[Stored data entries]

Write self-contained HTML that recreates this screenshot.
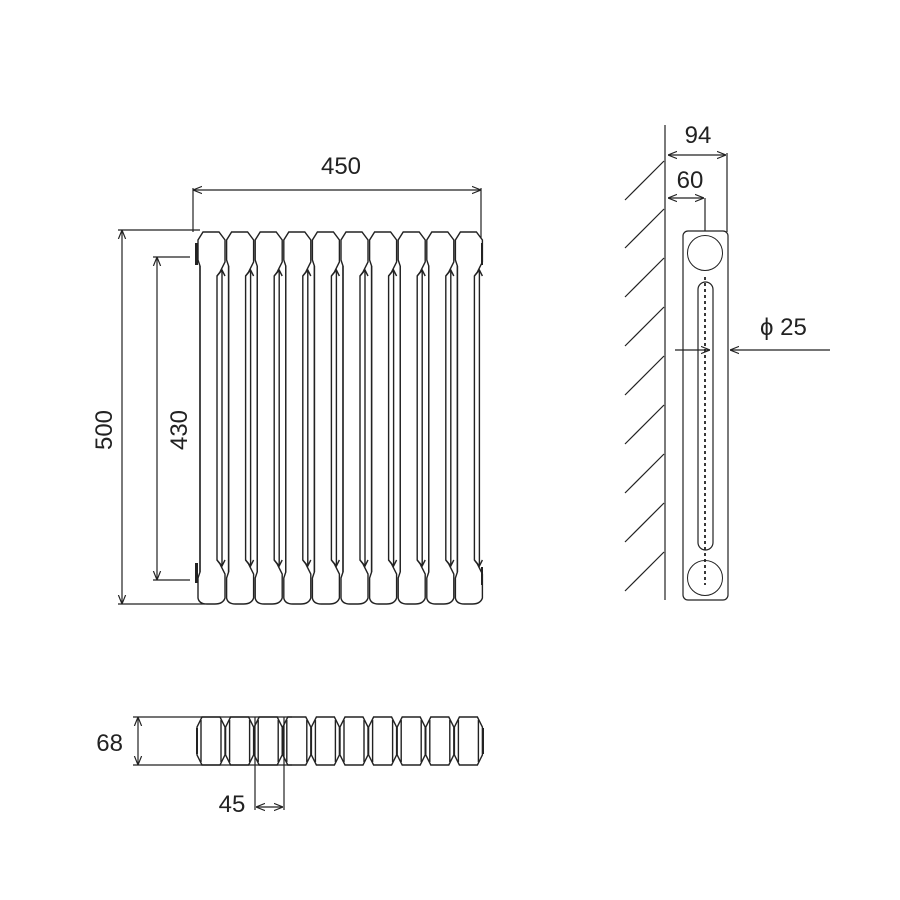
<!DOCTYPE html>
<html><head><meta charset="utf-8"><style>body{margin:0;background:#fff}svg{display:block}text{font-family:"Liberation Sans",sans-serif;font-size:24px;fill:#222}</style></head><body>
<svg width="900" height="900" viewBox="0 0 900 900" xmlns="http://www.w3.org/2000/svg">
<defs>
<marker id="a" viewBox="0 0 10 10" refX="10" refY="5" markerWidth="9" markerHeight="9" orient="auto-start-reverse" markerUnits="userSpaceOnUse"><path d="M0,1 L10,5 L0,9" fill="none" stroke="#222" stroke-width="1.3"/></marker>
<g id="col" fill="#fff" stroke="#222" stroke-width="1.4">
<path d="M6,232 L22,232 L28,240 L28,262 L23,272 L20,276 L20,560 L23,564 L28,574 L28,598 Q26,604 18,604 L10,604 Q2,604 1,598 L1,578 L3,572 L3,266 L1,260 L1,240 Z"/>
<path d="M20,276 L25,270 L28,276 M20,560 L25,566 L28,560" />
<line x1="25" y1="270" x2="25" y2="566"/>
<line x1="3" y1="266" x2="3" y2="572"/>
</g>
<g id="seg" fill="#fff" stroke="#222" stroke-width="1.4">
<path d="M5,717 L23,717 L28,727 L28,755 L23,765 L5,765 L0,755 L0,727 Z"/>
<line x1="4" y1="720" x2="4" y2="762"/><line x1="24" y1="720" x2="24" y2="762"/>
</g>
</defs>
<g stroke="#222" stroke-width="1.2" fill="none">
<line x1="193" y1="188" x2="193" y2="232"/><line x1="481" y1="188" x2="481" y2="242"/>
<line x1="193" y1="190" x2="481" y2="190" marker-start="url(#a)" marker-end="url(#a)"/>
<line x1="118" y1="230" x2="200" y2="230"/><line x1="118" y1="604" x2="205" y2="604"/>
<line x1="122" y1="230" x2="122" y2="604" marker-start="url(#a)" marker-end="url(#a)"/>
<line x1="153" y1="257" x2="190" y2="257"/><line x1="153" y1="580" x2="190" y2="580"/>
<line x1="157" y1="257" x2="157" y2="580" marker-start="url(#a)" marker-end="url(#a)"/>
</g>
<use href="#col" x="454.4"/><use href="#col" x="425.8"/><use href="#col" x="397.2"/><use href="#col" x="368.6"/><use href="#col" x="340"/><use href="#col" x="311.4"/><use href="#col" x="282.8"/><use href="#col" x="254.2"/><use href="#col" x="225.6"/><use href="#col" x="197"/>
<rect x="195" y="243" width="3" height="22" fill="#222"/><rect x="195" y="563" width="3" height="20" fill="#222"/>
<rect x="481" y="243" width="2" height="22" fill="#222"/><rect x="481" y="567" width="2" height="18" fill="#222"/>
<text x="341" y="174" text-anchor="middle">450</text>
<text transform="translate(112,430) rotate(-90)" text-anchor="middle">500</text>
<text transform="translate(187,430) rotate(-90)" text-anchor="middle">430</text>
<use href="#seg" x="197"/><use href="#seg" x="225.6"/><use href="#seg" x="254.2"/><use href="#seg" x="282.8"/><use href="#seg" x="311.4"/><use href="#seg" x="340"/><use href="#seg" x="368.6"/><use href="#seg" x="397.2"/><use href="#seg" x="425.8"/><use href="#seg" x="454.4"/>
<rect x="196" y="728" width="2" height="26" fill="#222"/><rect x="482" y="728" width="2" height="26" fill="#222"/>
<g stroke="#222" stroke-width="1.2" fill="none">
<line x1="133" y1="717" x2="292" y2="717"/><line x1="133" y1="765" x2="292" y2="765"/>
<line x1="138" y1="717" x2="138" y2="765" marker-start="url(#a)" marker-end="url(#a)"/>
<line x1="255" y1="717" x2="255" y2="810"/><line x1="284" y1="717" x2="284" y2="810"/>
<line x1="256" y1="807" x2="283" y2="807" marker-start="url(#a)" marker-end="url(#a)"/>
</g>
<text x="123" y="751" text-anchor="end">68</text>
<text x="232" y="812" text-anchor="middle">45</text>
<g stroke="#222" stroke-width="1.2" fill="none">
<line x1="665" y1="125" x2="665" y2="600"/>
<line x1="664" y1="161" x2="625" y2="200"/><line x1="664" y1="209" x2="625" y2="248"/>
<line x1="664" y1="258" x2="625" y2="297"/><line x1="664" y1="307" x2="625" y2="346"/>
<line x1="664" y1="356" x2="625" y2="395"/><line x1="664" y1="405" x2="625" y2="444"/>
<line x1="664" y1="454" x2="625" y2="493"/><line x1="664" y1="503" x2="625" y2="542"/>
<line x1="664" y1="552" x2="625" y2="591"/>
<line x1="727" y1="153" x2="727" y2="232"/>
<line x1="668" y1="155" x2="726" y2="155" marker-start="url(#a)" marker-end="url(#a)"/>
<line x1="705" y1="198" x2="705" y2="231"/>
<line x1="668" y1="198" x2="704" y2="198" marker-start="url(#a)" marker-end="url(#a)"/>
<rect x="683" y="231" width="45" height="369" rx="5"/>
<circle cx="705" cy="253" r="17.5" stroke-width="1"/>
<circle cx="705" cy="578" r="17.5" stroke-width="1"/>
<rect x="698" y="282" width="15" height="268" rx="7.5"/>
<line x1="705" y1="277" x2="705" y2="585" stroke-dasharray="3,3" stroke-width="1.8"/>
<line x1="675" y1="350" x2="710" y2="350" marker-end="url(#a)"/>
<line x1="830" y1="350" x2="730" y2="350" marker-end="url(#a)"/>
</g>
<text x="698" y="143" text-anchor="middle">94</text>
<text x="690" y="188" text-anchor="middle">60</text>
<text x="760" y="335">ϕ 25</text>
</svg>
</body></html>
--
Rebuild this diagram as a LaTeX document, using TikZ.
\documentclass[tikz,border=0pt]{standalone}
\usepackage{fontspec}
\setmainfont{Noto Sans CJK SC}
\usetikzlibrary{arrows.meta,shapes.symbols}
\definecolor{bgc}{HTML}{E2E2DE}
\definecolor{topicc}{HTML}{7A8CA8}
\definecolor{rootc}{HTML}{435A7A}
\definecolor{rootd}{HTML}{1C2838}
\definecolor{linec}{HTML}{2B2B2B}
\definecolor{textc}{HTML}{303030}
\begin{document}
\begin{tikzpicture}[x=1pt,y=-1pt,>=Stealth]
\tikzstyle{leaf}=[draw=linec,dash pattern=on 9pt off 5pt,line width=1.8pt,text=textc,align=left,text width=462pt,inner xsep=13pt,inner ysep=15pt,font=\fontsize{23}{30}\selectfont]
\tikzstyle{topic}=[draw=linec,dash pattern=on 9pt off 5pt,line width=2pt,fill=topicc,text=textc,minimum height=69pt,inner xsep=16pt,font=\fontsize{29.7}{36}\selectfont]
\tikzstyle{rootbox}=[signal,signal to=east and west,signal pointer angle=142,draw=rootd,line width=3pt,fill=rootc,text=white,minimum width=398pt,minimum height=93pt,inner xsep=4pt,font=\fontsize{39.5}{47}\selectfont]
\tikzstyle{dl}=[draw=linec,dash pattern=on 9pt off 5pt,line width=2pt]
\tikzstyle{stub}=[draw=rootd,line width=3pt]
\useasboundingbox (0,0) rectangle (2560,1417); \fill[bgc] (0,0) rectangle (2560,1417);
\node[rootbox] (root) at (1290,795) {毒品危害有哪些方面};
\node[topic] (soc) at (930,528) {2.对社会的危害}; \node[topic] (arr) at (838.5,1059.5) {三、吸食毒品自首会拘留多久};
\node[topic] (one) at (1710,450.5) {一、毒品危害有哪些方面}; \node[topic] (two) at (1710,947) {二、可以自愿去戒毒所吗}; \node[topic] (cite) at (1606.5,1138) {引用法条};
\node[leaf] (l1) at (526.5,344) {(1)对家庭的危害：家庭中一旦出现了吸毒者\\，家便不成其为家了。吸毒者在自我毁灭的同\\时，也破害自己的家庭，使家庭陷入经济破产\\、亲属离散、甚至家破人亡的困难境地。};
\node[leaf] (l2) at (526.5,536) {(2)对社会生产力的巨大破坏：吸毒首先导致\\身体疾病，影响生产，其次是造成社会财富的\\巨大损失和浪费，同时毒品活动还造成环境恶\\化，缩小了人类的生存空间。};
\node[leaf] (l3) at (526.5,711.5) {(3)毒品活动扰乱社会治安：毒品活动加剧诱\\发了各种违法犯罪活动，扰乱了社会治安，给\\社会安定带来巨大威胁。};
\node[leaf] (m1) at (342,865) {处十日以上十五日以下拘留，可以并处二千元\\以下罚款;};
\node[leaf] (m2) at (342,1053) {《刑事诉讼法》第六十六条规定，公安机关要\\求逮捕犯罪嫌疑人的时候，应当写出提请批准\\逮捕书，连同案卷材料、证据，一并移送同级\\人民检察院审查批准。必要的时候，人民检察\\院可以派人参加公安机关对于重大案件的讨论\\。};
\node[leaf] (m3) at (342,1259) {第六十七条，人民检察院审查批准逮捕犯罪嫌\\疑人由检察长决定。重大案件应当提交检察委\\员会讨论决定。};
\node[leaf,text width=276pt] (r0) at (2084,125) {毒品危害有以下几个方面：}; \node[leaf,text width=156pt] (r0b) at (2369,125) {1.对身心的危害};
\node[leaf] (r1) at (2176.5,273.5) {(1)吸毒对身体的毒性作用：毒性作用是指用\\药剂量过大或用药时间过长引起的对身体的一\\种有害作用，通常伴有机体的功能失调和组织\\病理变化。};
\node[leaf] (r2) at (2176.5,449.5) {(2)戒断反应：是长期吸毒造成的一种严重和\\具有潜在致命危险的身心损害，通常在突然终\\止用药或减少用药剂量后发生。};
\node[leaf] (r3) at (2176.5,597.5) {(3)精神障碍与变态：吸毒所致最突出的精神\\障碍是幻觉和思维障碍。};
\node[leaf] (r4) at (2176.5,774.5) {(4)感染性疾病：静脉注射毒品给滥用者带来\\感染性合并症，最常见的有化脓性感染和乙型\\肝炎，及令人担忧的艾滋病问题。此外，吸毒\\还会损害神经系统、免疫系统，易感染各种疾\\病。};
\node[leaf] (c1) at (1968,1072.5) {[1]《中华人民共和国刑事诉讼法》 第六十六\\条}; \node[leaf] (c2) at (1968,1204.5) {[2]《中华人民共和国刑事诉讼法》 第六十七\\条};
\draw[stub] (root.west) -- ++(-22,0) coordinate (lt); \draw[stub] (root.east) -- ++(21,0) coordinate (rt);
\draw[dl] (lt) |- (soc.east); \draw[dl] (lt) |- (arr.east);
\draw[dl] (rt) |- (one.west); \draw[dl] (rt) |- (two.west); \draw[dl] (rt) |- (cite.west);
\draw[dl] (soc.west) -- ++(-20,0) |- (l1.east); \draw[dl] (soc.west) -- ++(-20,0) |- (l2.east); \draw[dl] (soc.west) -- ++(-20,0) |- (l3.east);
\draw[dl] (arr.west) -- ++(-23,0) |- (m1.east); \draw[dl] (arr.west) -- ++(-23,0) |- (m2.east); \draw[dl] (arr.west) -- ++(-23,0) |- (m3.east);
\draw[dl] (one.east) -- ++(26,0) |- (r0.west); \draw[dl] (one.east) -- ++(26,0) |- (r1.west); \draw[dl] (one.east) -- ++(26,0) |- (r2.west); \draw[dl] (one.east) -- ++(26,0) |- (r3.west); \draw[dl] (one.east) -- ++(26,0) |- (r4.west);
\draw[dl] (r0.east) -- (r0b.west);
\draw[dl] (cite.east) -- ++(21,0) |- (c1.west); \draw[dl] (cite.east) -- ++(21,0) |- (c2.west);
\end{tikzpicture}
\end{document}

Written exercise → List the lines of the records where "this" occurs.

Written answer →
Write self-contained HTML that recreates this screenshot.
Rebuild this diagram as a LaTeX document, using TikZ.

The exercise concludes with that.